Laws of the Week: January 2021 saw two new laws enter into force that enable government censorship of social media

Week-ending 5 February 2021

As Human Rights Watch has reported, on 10 January 2021 a new law (Federal Law 511-FZ) entered into force, introducing fines of up to 10% of a company’s annual revenue for websites that fail to block ‘illegal’ content. On 1 February 2021, another law entered into force, obliging large social media networks to take down content deemed illegal under the Russian law. On 20 January 2021, Roskomnadzor, the state body for media oversight, issued warnings to TikTok and VKontakte over content that allegedly calls on children (i.e. under 18) to participate in protests. On 27 January 2021 Roskomnadzor announced fines for Facebook, Instagram, Twitter, TikTok, VKontakte, Odnoklassniki, and YouTube for failing to block a total of 170 posts with allegedly illegal calls to action. On 28 January 2021 President Vladimir Putin announced the government had until August 1 to create a set of additional rules for foreign tech companies operating in Russia.


Federal Law No. 511-FZ of 30 December 2020: Федеральный закон от 30.12.2020 N 511-ФЗ “О внесении изменений в Кодекс Российской Федерации об административных правонарушениях”

Federal Law No. 530-FZ of 30 December 2020: Федеральный закон от 30.12.2020 № 530-ФЗ “О внесении изменений в Федеральный закон “Об информации, информационных технологиях и о защите информации”

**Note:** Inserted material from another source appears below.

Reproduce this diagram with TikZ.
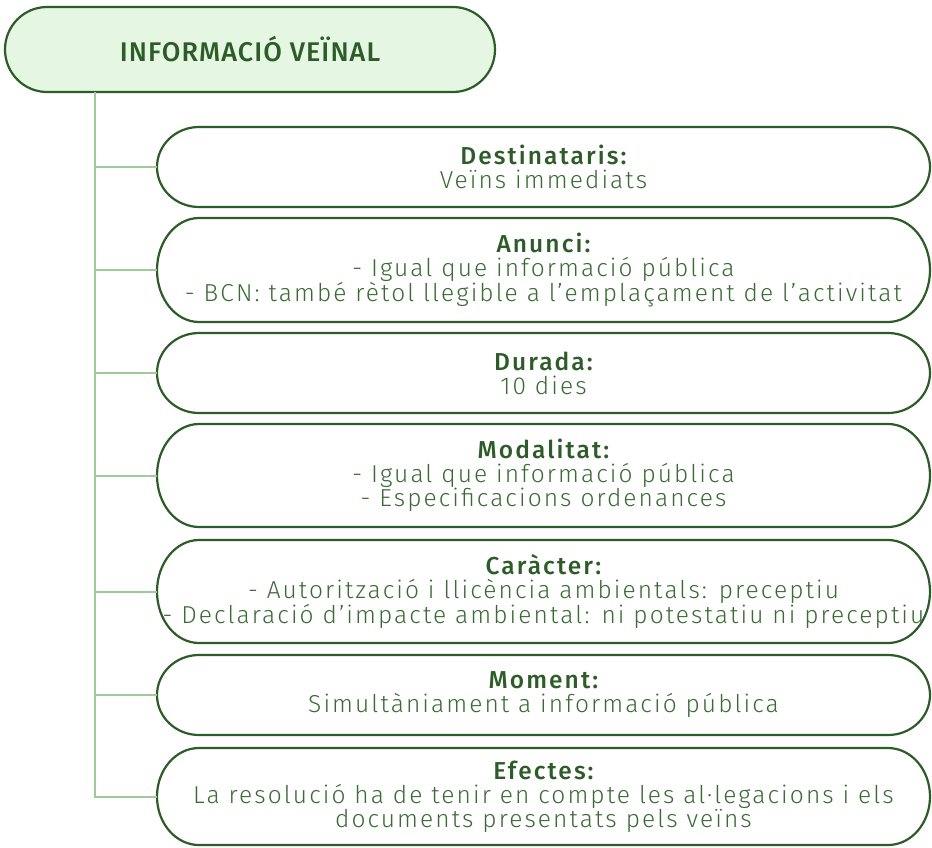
\documentclass[tikz,border=0pt]{standalone}
\usepackage{fontspec}
\setmainfont{Fira Sans}[UprightFont={* Light},BoldFont={* Medium},LetterSpace=8.5]
\newfontfamily\titlefont{Fira Sans}[UprightFont={* Medium},LetterSpace=4]
\usetikzlibrary{calc,backgrounds}
\definecolor{leafgreen}{HTML}{2D5C28}
\definecolor{textgreen}{HTML}{3B6A35}
\definecolor{stemgreen}{HTML}{9ECB98}
\definecolor{titlefill}{HTML}{E5F6E2}
\tikzset{
  pill/.style={rectangle,minimum width=773pt,inner sep=0pt,outer sep=0pt,align=center,
    text=textgreen,font=\fontsize{24.5}{24}\selectfont},
  pilledge/.style={draw=leafgreen,line width=2.2pt},
  stem/.style={draw=stemgreen,line width=2pt},
}
\newcommand{\boxhead}[1]{{\bfseries\color{leafgreen}#1}}
\begin{document}
\begin{tikzpicture}[x=1pt,y=-1pt]
\useasboundingbox (0,0) rectangle (932,847);
%title
\node[rectangle,minimum width=490pt,minimum height=85pt,inner sep=0pt,outer sep=0pt,
  text=leafgreen,font=\titlefont\fontsize{27}{30}\selectfont] (title) at (250,49.5) {INFORMACIÓ VEÏNAL};
%the seven items
\node[pill,minimum height=80pt] (dest) at (543.5,167) {\boxhead{Destinataris:}\\ Veïns immediats};
\node[pill,minimum height=104pt] (anunci) at (543.5,270) {\boxhead{Anunci:}\\ - Igual que informació pública\\ - BCN: també rètol llegible a l’emplaçament de l’activitat};
\node[pill,minimum height=80pt] (durada) at (543.5,373) {\boxhead{Durada:}\\ 10 dies};
\node[pill,minimum height=103pt] (modalitat) at (543.5,475.5) {\boxhead{Modalitat:}\\ - Igual que informació pública\\ - Especificacions ordenances};
\node[pill,minimum height=103pt] (caracter) at (543.5,591.5) {\boxhead{Caràcter:}\\ - Autorització i llicència ambientals: preceptiu\\ - Declaració d’impacte ambiental: ni potestatiu ni preceptiu};
\node[pill,minimum height=80pt] (moment) at (543.5,695) {\boxhead{Moment:}\\ Simultàniament a informació pública};
\node[pill,minimum height=97pt] (efectes) at (543.5,796.5) {\boxhead{Efectes:}\\ La resolució ha de tenir en compte les al·legacions i els\\ documents presentats pels veïns};
%outlines with round ends
\begin{pgfonlayer}{background}
\fill[titlefill] let \p1=(title.north west), \p2=(title.south east), \n1={(\y1-\y2)/2} in
  (\x1+42pt,\y1) -- (\x2-42pt,\y1) arc[start angle=90,end angle=-90,x radius=42pt,y radius=\n1]
  -- (\x1+42pt,\y2) arc[start angle=270,end angle=90,x radius=42pt,y radius=\n1] -- cycle;
\foreach \b in {title,dest,anunci,durada,modalitat,caracter,moment,efectes}
  \draw[pilledge] let \p1=(\b.north west), \p2=(\b.south east), \n1={(\y1-\y2)/2} in
    (\x1+42pt,\y1) -- (\x2-42pt,\y1) arc[start angle=90,end angle=-90,x radius=42pt,y radius=\n1]
    -- (\x1+42pt,\y2) arc[start angle=270,end angle=90,x radius=42pt,y radius=\n1] -- cycle;
\end{pgfonlayer}
%tree lines
\coordinate (trunk) at (95,92);
\draw[stem] (trunk) |- (efectes.west);
\draw[stem] (trunk |- dest.west) -- (dest.west);
\draw[stem] (trunk |- anunci.west) -- (anunci.west);
\draw[stem] (trunk |- durada.west) -- (durada.west);
\draw[stem] (trunk |- modalitat.west) -- (modalitat.west);
\draw[stem] (trunk |- caracter.west) -- (caracter.west);
\draw[stem] (trunk |- moment.west) -- (moment.west);
\end{tikzpicture}
\end{document}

Human Rights Watch: Russian authorities are escalating pressure on social media companies, forcing them to censor online content deemed illegal by the government, Human Rights Watch said today. Social media platforms have received warnings and face fines and potential blocking for failure to comply with Russia’s rapidly growing oppressive internet legislation. The authorities’ demands for censorship have followed recent waves of mass protests throughout Russia, expressing outrage over government corruption and the imprisonment of the political opposition figure Alexei Navalny. Law enforcement arbitrarily detained at least 10,000 people, including peaceful protesters, passers-by, and journalists. Local human rights groups reported numerous cases of police brutality.